In this week's Letter from Prague Martin Hrobsky looks at the "little differences" between the Czech Republic and his homeland Canada.
Ever since my first visit to Czechoslovakia I was amazed at the little things which made this country so different from my native Canada. Having Czech parents meant that I was never totally in the dark regarding life in this country, nonetheless, it was quite different from life on the other side of the pond.
So many things amazed me. The metro that had escalators so quick and long you could at some points never see where it was taking you, the washroom ladies badgering you for a couple crowns just to use the facilities, the pubs where locals would inhale litters of frothy beer, and of course, the majestic beauty of Prague are just to name a few.

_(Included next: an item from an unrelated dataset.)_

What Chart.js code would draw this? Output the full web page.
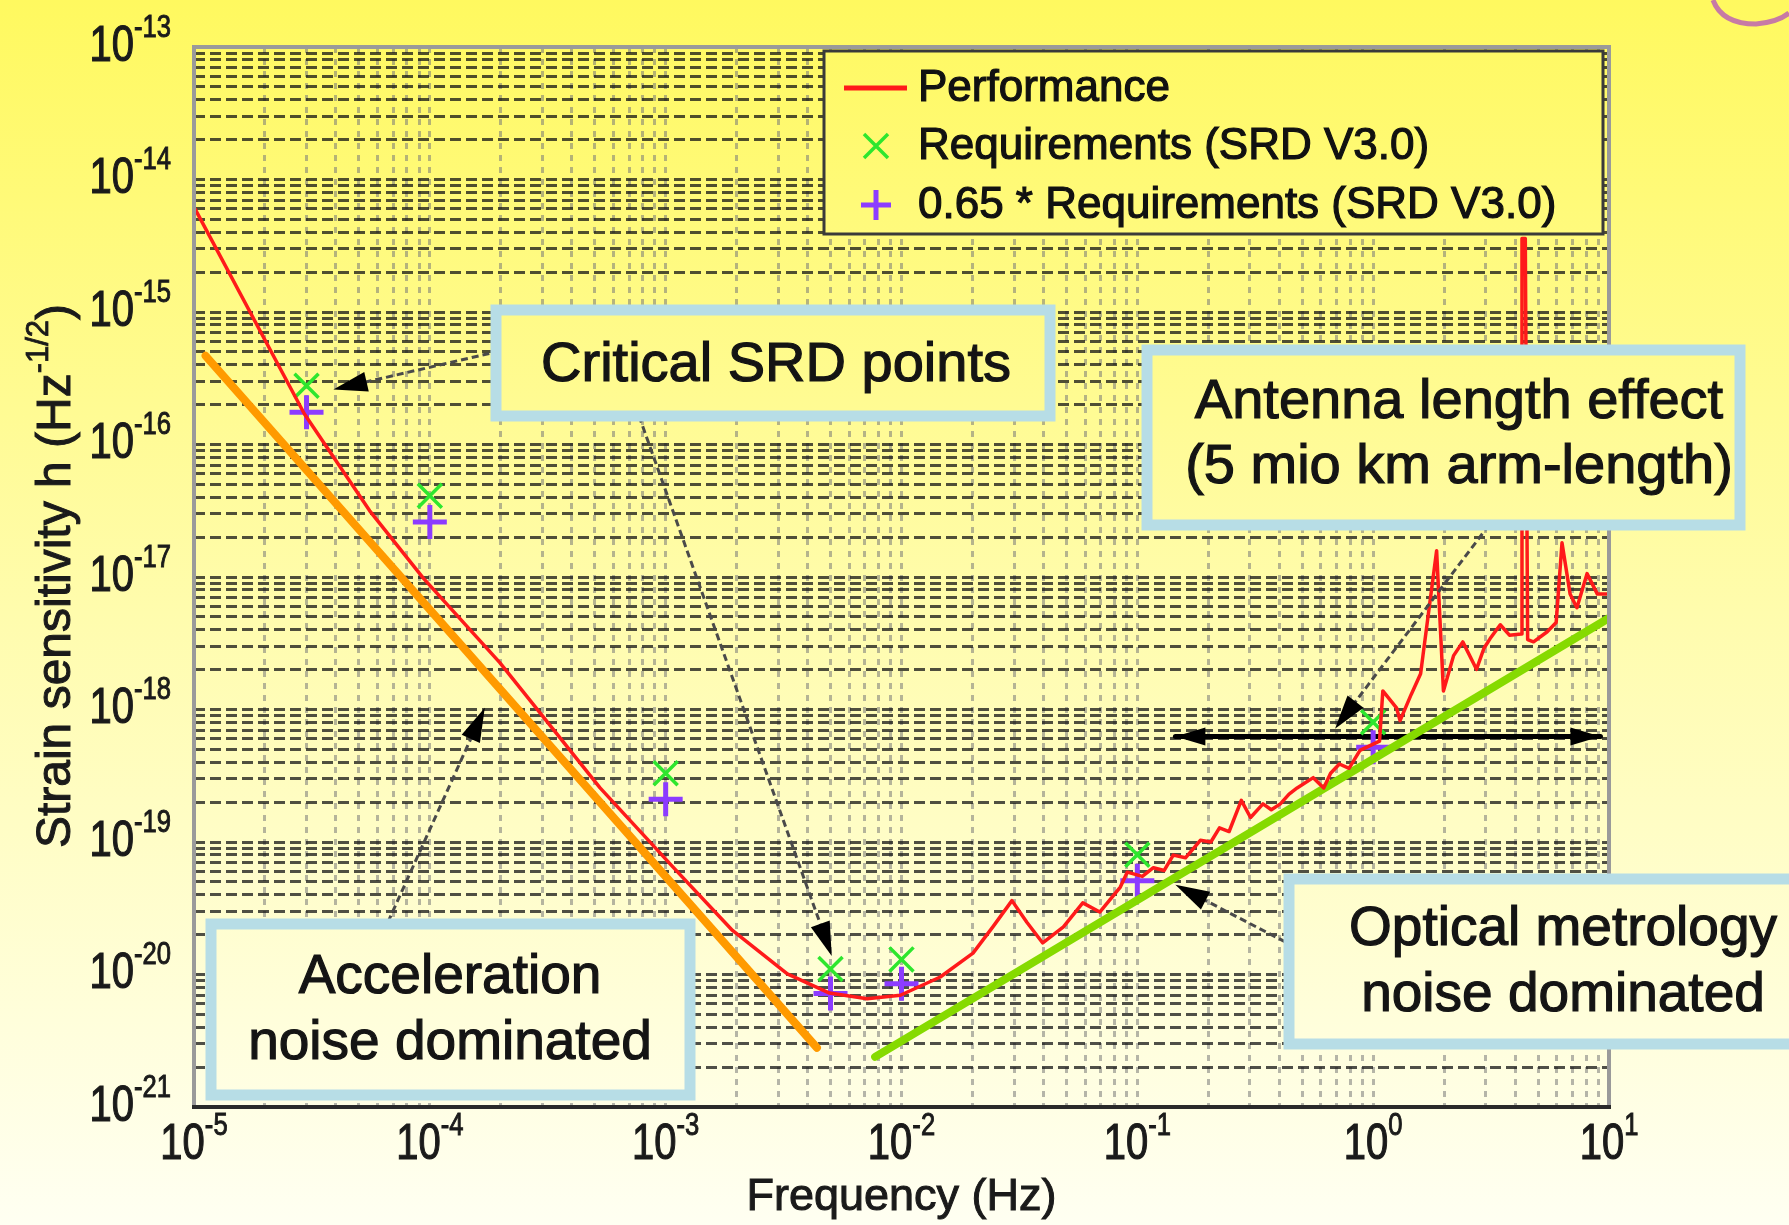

One thing in particular which sticks out in my mind is the time when I was travelling to the south of the country when all of a sudden our sun-tanned yellow Skoda 120 had some problems getting up a big hill. It was anyone's guess if the cause of our delay was the fact that their were 5 people squished into the car or it was that we had enough food to feed a family of 8 for months. So, trying to be the mechanic that I never was, I decided to give it a go. To my surprise when I opened the hood I found only our luggage and a couple bottles of pink limonada, no wonder we weren't going anywhere! Little did I know that the powerhouse that was fuelling this road hungry vehicle (which resembled a lawnmower) fit perfectly into the trunk. Just a little difference, a difference that never fails to amuse me.
However, many things that amazed me so much back in the day are very hard to find today, that is, if they even exists anymore. No longer is there the man collecting all the beer bottles from the thirsty Czechs at the local store, rather this strange looking machine at the hyper-market. The Skoda 120 has been replaced by a sleek, comfortable, and reliable car such as the luxurious Superb that anyone would be happy to drive. And, perhaps one of the most noticeable differences is the fact that everyone from the toddler to the grandmother chats away on their top of the line cell phone when I can remember the pain staking process of using those pay phones which sometimes connected you another persons conversation which was often more interesting then your own.
Czechs have been quick to wash away the not only the symbols of their communist past but also many of the habits that developed at a result of it. Habits that always amused me, habits that are increasingly difficult to find. This has, essentially, brought the Czech Republic closer to the to where I come from, closer to Canada. However one thing will always exist, something which connects the two countries of Canada and the Czech Republic, the battle between the two best hockey nations in the world, eh.